The British military company used Liaquat Bagh for exercises during their cantonment establishment in the early 1900s. The venue served as a gathering point during the Indian Rebellion of 1857. Quaid-e-Azam Muhammad Ali Jinnah initiated a movement to unite Muslims in the region during a significant gathering in 1936.

Over the years, Liaquat Bagh hosted gatherings addressed by prominent figures such as Quaid-e-Azam, Gandhi, Nehru, Master Tara Singh, Maulana Abdul Kalam Azad, Maulana Bhashani, Ataullah Shah Bukhari, former chief minister of Occupied Kashmir Farooq Abdullah, Wali Khan, Asghar Khan, Maulana Mufti Mahmood, Maulana Maududi, Maulana Shah Ahmed Noorani, Sardar Abdul Rab Nishtar, Khan Abdul Qayyum Khan, Zulfikar Ali Bhutto, Benazir Bhutto.

Current political figures like Nawaz Sharif, Asif Ali Zardari, Bilawal Bhutto, and Dr Tahirul Qadri have also had the honour of addressing the gatherings held in this historic venue.

The venue’s original gathering capacity of 50,000 to 60,000 people has now been limited to only 7,000 people. Building a stage for gatherings here was a necessity. In front of it, there was a large pond and a fountain, which remained in existence for 100 years but has now been removed.

On the press club side, there was the Rawalpindi General Bus Stand from where buses would ply all over Pakistan.
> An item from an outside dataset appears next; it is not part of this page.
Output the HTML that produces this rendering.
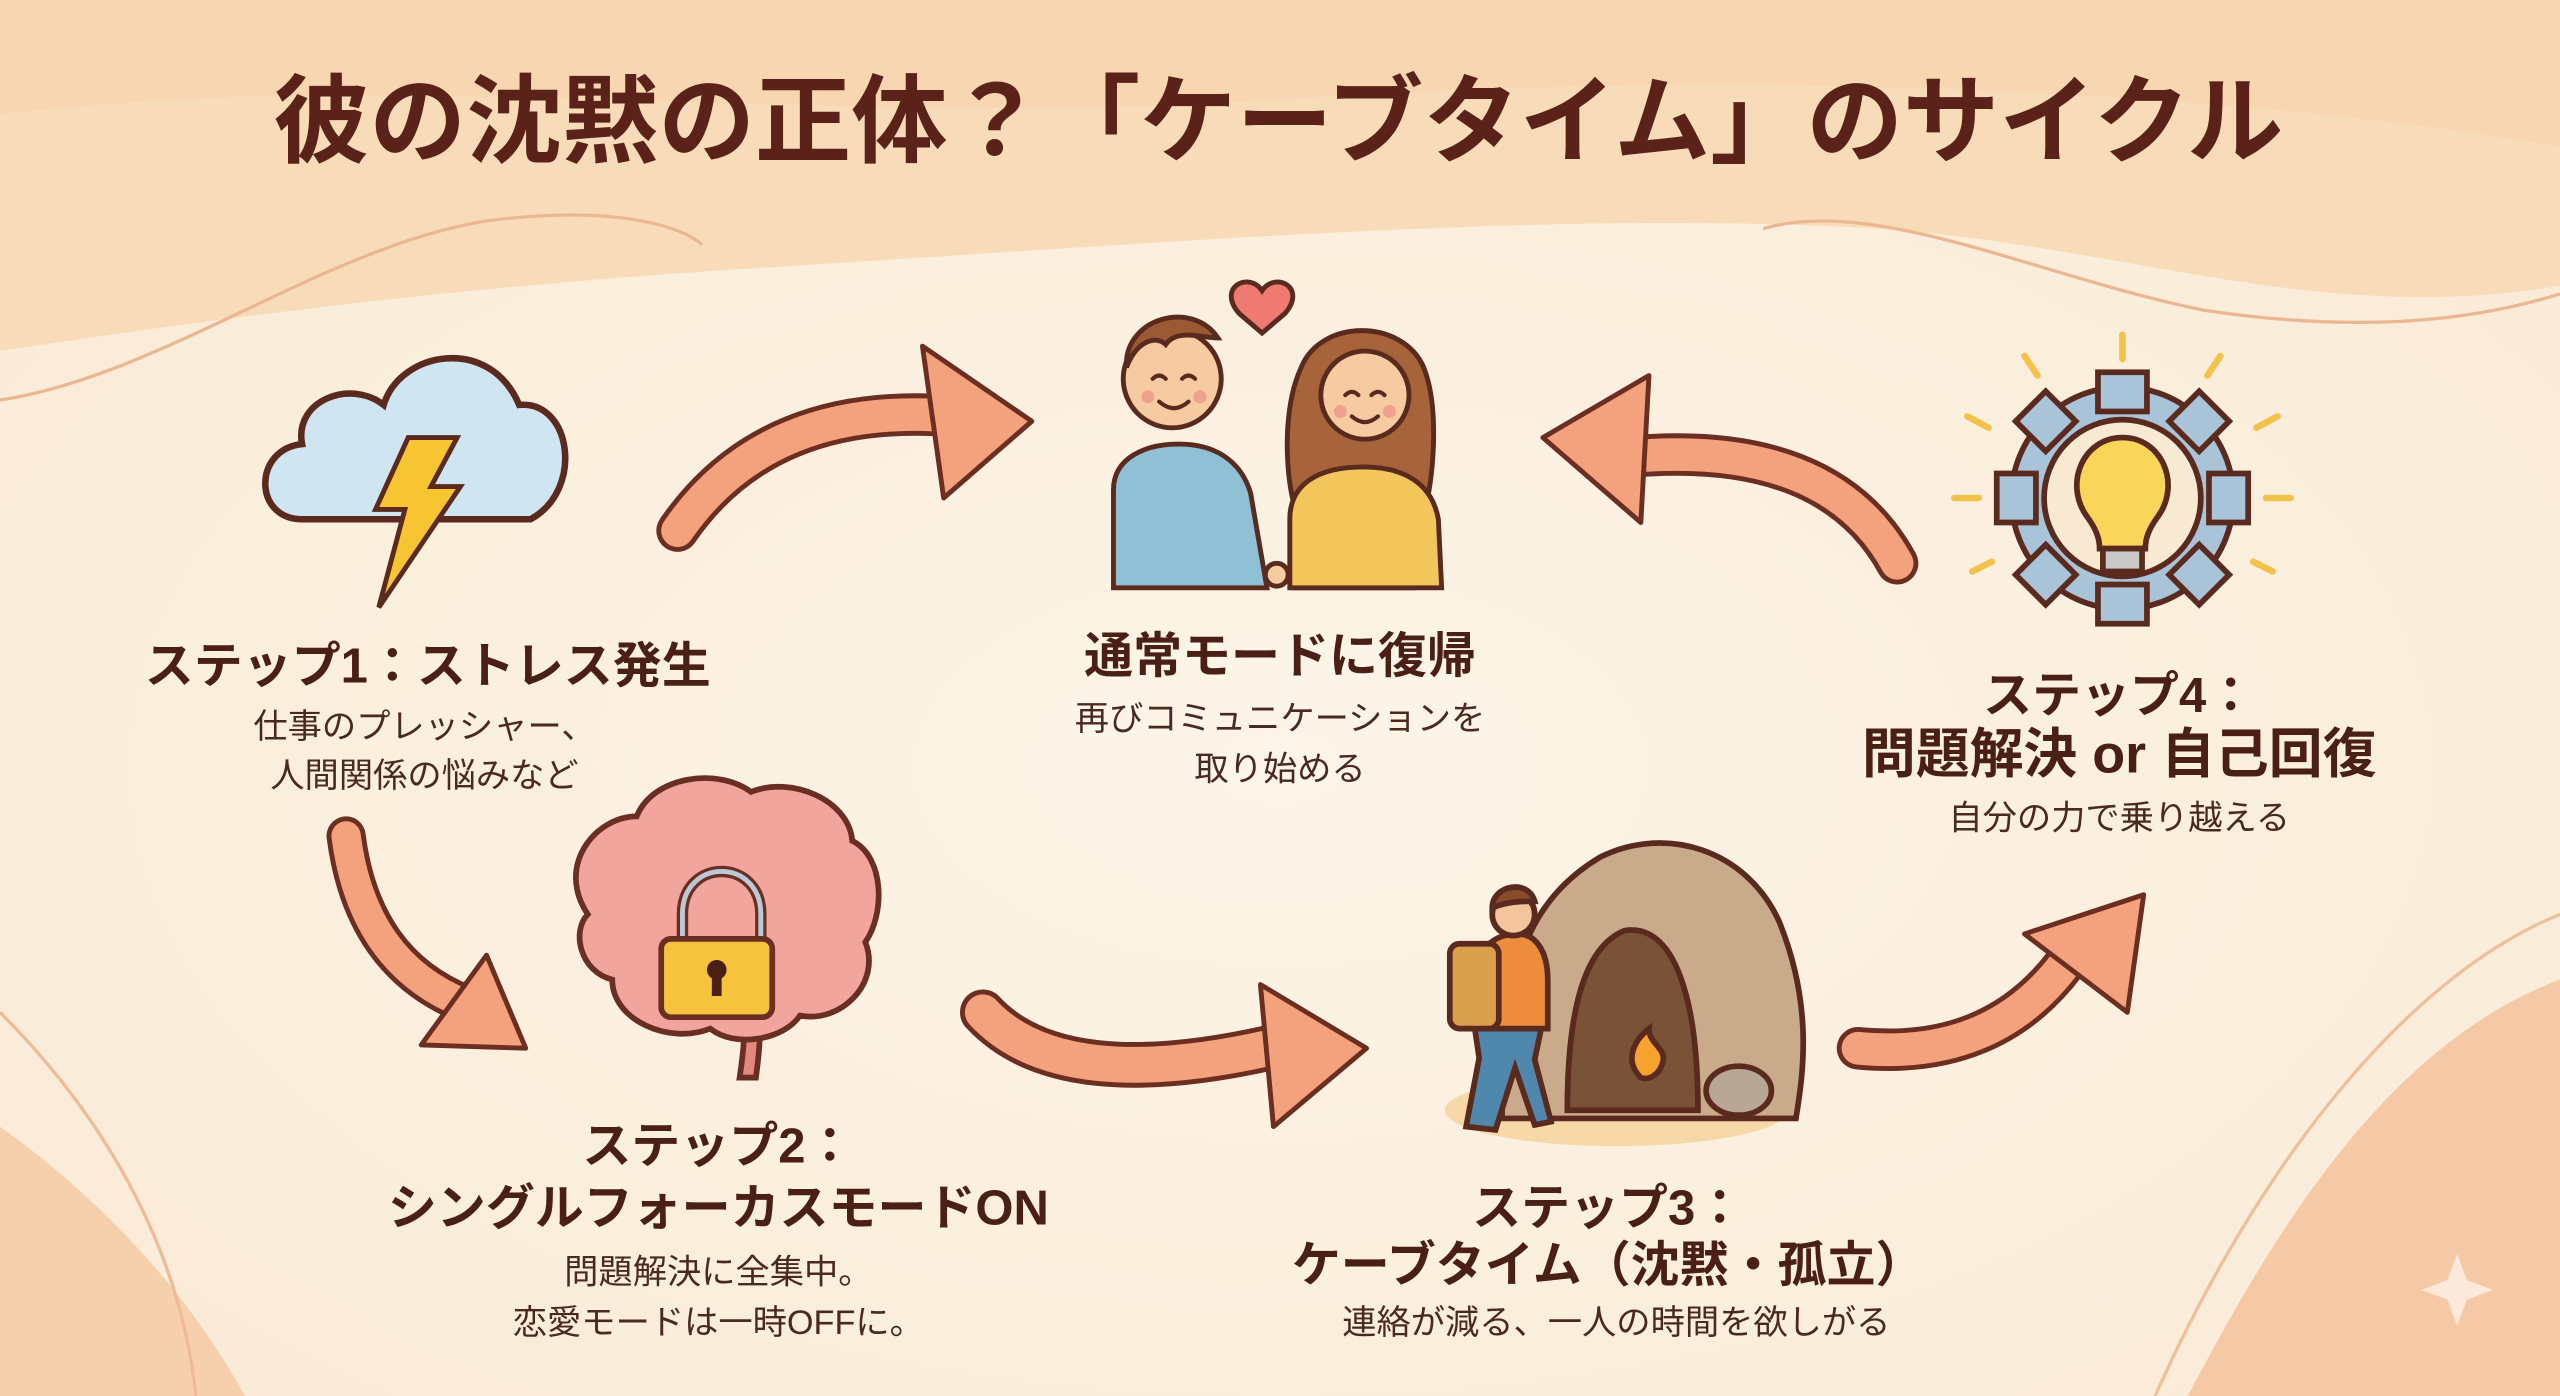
<!DOCTYPE html>
<html><head><meta charset="utf-8"><style>
html,body{margin:0;padding:0;width:2560px;height:1396px;overflow:hidden;background:#fbf0df}
svg{display:block}
text{font-family:"Liberation Sans","Noto Sans CJK JP",sans-serif;fill:#4a2016;text-anchor:middle}
.h{font-weight:bold;font-size:30px}
.s{font-size:21px;fill:#4a2a20}
</style></head><body>
<svg width="2560" height="1396" viewBox="0 0 1568 855" preserveAspectRatio="none" xmlns="http://www.w3.org/2000/svg">
<defs>
<radialGradient id="bg" cx="50%" cy="55%" r="65%"><stop offset="0" stop-color="#fdf5e8"/><stop offset="1" stop-color="#f9ead6"/></radialGradient>
</defs>
<rect width="1568" height="855" fill="url(#bg)"/>
<path d="M0,0H1568V175C1420,200 1300,150 1150,140C950,128 700,150 450,165C250,178 100,200 0,215Z" fill="#f8dcb9"/>
<path d="M0,0H1568V90C1400,60 1100,40 800,60C500,80 250,40 0,70Z" fill="#f6d2ab" opacity=".6"/>
<path d="M0,245C100,230 200,150 300,135C380,125 420,140 430,150" fill="none" stroke="#eab792" stroke-width="2"/>
<path d="M1080,140C1150,120 1250,170 1350,190C1450,205 1520,195 1568,180" fill="none" stroke="#eab792" stroke-width="2"/>
<path d="M0,690C70,740 120,800 150,855H0Z" fill="#f6d0ad"/>
<path d="M0,620C60,680 110,760 120,855" fill="none" stroke="#edbb98" stroke-width="2"/>
<path d="M1568,600C1460,640 1390,760 1340,855H1568Z" fill="#f5c9a6"/>
<path d="M1568,560C1470,600 1380,720 1320,855" fill="none" stroke="#efbf9c" stroke-width="2"/>
<path d="M1505,768l6,16l16,6l-16,6l-6,16l-6,-16l-16,-6l16,-6z" fill="#fbe9dc"/>

<text x="783" y="95" style="font-size:59px;font-weight:bold;fill:#5a2218">彼の沈黙の正体？「ケーブタイム」のサイクル</text>

<!-- arrows -->
<g stroke-linejoin="round" stroke-linecap="round">
<path d="M415,325Q470,245 585,255" fill="none" stroke="#6b2e20" stroke-width="26"/>
<path d="M415,325Q470,245 585,255" fill="none" stroke="#f4a27e" stroke-width="20"/>
<polygon points="565,212 632,258 578,305" fill="#f4a27e" stroke="#6b2e20" stroke-width="3"/>
<path d="M1162,345Q1120,268 995,280" fill="none" stroke="#6b2e20" stroke-width="26"/>
<path d="M1162,345Q1120,268 995,280" fill="none" stroke="#f4a27e" stroke-width="20"/>
<polygon points="1010,230 945,268 1005,320" fill="#f4a27e" stroke="#6b2e20" stroke-width="3"/>
<path d="M212,512Q222,590 285,615" fill="none" stroke="#6b2e20" stroke-width="24"/>
<path d="M212,512Q222,590 285,615" fill="none" stroke="#f4a27e" stroke-width="18"/>
<polygon points="298,585 322,642 258,640" fill="#f4a27e" stroke="#6b2e20" stroke-width="3"/>
<path d="M602,620Q650,672 785,640" fill="none" stroke="#6b2e20" stroke-width="28"/>
<path d="M602,620Q650,672 785,640" fill="none" stroke="#f4a27e" stroke-width="22"/>
<polygon points="772,603 837,642 780,690" fill="#f4a27e" stroke="#6b2e20" stroke-width="3"/>
<path d="M1138,642Q1220,650 1265,590" fill="none" stroke="#6b2e20" stroke-width="26"/>
<path d="M1138,642Q1220,650 1265,590" fill="none" stroke="#f4a27e" stroke-width="20"/>
<polygon points="1240,572 1313,548 1303,620" fill="#f4a27e" stroke="#6b2e20" stroke-width="3"/>
</g>

<!-- cloud -->
<g stroke="#5a2a1e" stroke-width="4">
<path d="M185,318C155,318 155,275 185,272C180,245 215,232 235,248C245,215 300,205 318,248C350,245 358,300 325,318Z" fill="#cfe6f2"/>
<polygon points="250,268 280,268 264,298 282,298 232,372 248,312 230,312" fill="#f7c531" stroke-width="3"/>
</g>

<!-- couple -->
<g stroke="#5a2a1e" stroke-width="3">
<path d="M773,178c-8,-12 -28,-2 -14,14l14,12l14,-12c14,-16 -6,-26 -14,-14z" fill="#ef7a72"/>
<path d="M682,360V300c0,-20 20,-28 40,-28c22,0 38,10 44,30l10,58Z" fill="#8fc0d5"/>
<circle cx="718" cy="232" r="30" fill="#f6cba2"/>
<path d="M690,225c-2,-30 40,-42 56,-18c-10,0 -25,-6 -32,4c-6,-6 -18,-2 -24,14z" fill="#9b5a33"/>
<path d="M793,360l2,-45c-6,-10 -12,-60 2,-90c12,-30 62,-30 75,0c10,25 6,70 0,90l-6,45Z" fill="#a7643a"/>
<path d="M790,360V318c0,-22 18,-32 45,-32c25,0 42,10 46,32l2,42Z" fill="#f3c65c"/>
<circle cx="836" cy="242" r="27" fill="#f6cba2"/>
<circle cx="782" cy="352" r="7" fill="#f6cba2"/>
<g fill="none" stroke-width="2.5" stroke-linecap="round">
<path d="M706,232q4,-4 8,0M724,232q4,-4 8,0M710,246q9,8 18,0"/>
<path d="M824,242q4,-4 8,0M840,242q4,-4 8,0M828,255q8,7 16,0"/>
</g>
<g stroke="none" fill="#f2a08e"><circle cx="703" cy="243" r="4"/><circle cx="735" cy="243" r="4"/><circle cx="821" cy="252" r="4"/><circle cx="851" cy="252" r="4"/></g>
</g>

<!-- gear -->
<g stroke="#5a2a1e" stroke-width="3.5">
<g fill="#a9c4d8">
<circle cx="1300" cy="305" r="68"/>
<rect x="1285" y="228" width="30" height="24"/><rect x="1285" y="358" width="30" height="24"/>
<rect x="1223" y="290" width="24" height="30"/><rect x="1353" y="290" width="24" height="30"/>
<rect x="1240" y="245" width="26" height="26" transform="rotate(45 1253 258)"/>
<rect x="1334" y="245" width="26" height="26" transform="rotate(45 1347 258)"/>
<rect x="1240" y="339" width="26" height="26" transform="rotate(45 1253 352)"/>
<rect x="1334" y="339" width="26" height="26" transform="rotate(45 1347 352)"/>
</g>
<circle cx="1300" cy="305" r="48" fill="#f8ead2"/>
<path d="M1300,268c-24,0 -36,28 -22,48c6,8 8,14 8,20h28c0,-6 2,-12 8,-20c14,-20 2,-48 -22,-48z" fill="#f9d55a"/>
<rect x="1288" y="336" width="24" height="14" fill="#c9c9c9"/>
</g>
<g stroke="#f3c24a" stroke-width="4" stroke-linecap="round">
<line x1="1300" y1="205" x2="1300" y2="220"/><line x1="1240" y1="218" x2="1248" y2="230"/><line x1="1360" y1="218" x2="1352" y2="230"/>
<line x1="1197" y1="305" x2="1212" y2="305"/><line x1="1388" y1="305" x2="1403" y2="305"/>
<line x1="1205" y1="255" x2="1218" y2="262"/><line x1="1395" y1="255" x2="1382" y2="262"/>
<line x1="1208" y1="350" x2="1220" y2="344"/><line x1="1392" y1="350" x2="1380" y2="344"/>
</g>

<!-- brain -->
<g stroke="#6a2e22" stroke-width="3.5">
<path d="M455,612c2,20 0,35 -2,48l10,0c2,-15 4,-30 0,-48z" fill="#e5877f"/>
<path d="M360,560c-20,-30 5,-60 30,-60c10,-25 50,-30 70,-15c25,-10 60,5 62,30c20,10 20,45 8,62c10,25 -15,50 -40,45c-10,15 -40,20 -55,8c-25,10 -60,-5 -60,-30c-20,-5 -25,-30 -15,-40z" fill="#f1a59d"/>
<path d="M418,585v-25c0,-35 48,-35 48,0v25" fill="none" stroke-width="7"/>
<path d="M418,585v-25c0,-35 48,-35 48,0v25" fill="none" stroke="#b9c9d6" stroke-width="3"/>
<rect x="405" y="575" width="68" height="48" rx="6" fill="#f6c33e"/>
<circle cx="439" cy="594" r="6" fill="#4a2016" stroke="none"/>
<rect x="436" y="596" width="6" height="14" fill="#4a2016" stroke="none"/>
</g>

<!-- cave -->
<ellipse cx="990" cy="680" rx="105" ry="22" fill="#f6d29a" opacity=".8"/>
<g stroke="#5a2a1e" stroke-width="3.5">
<path d="M920,685c0,-80 10,-130 60,-160c40,-20 90,-5 110,40c20,50 15,90 10,120Z" fill="#c9ab8c"/>
<path d="M960,680c0,-60 10,-100 35,-110c30,-5 45,40 45,110Z" fill="#7a5238"/>
<path d="M1005,660c-10,-10 -5,-22 5,-30c0,10 12,12 8,22c-2,6 -8,10 -13,8z" fill="#f6a22e"/>
<ellipse cx="1065" cy="668" rx="20" ry="15" fill="#b9a796"/>
<path d="M898,690l8,-42l-6,-40c-4,-22 4,-30 20,-32c14,0 24,10 28,35l-8,38l10,38l-10,2l-12,-35l-12,38z" fill="#4f88ac"/>
<path d="M905,600c0,-20 10,-28 25,-28c10,0 18,10 18,28l0,30h-40z" fill="#ee8c3e"/>
<rect x="888" y="578" width="30" height="52" rx="6" fill="#d9a04e"/>
<circle cx="927" cy="560" r="13" fill="#f4c59d"/>
<path d="M914,556c0,-14 22,-18 26,-4c-8,0 -16,0 -26,4z" fill="#8a4b2a"/>
</g>

<!-- texts -->
<text class="h" x="262" y="418">ステップ1：ストレス発生</text>
<text class="s" x="260" y="452">仕事のプレッシャー、</text>
<text class="s" x="260" y="482">人間関係の悩みなど</text>

<text class="h" x="784" y="412">通常モードに復帰</text>
<text class="s" x="784" y="447">再びコミュニケーションを</text>
<text class="s" x="784" y="478">取り始める</text>

<text class="h" x="1298" y="436">ステップ4：</text>
<text class="h" x="1298" y="473" style="font-size:33px">問題解決 or 自己回復</text>
<text class="s" x="1298" y="508">自分の力で乗り越える</text>

<text class="h" x="440" y="712">ステップ2：</text>
<text class="h" x="440" y="750">シングルフォーカスモードON</text>
<text class="s" x="440" y="786">問題解決に全集中。</text>
<text class="s" x="440" y="817">恋愛モードは一時OFFに。</text>

<text class="h" x="985" y="750">ステップ3：</text>
<text class="h" x="985" y="785">ケーブタイム（沈黙・孤立）</text>
<text class="s" x="990" y="817">連絡が減る、一人の時間を欲しがる</text>
</svg>
</body></html>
The bus stand was abolished in the Bhutto era in 1974 and shifted to Pirwadhai. The main entrance to the Company Bagh was from Murree Road, adjacent to the present Police 15 office. It had a 50-foot-wide central gate.

There was also an entrance from the Liaquat Road side, but it was called the side entrance. From the mid-60s to 2000, children and adults were seen playing cricket and other sports here from morning to evening. Next to it was the ancient arena of wrestlers. It is now a small remnant known as ‘Dad Pehalwan Akhara’.

On October 16, 1951, when the first prime minister Liaquat Ali Khan was martyred while addressing a gathering here, Company Bagh was renamed Liaquat Bagh in his honour, a name that persists to this day. On December 27, 2007, Benazir Bhutto was also martyred here after a gathering. A memorial monument in her honour has been constructed on one side.

In 1973, during a gathering led by Wali Khan of the National Awami Party (now ANP), a firing occurred, resulting in the deaths of 12 workers and injuries to several others. A case was registered at the City Police Station, in which former governor Ghulam Mustafa Khar, Iftikhar Tari, and Saeed Awan were the main accused, who were acquitted in 1997.

Now, 80 per cent of Liaquat Bagh’s area has been taken over. The bus stand has been replaced by the office of the solid waste management company, RWMC.

The entire area of the side has become the Rawalpindi Press Club. The central entry has been closed, and all the area has been given to Police 15.

A mosque was constructed in the centre. With the Press Club, the PHA office was established.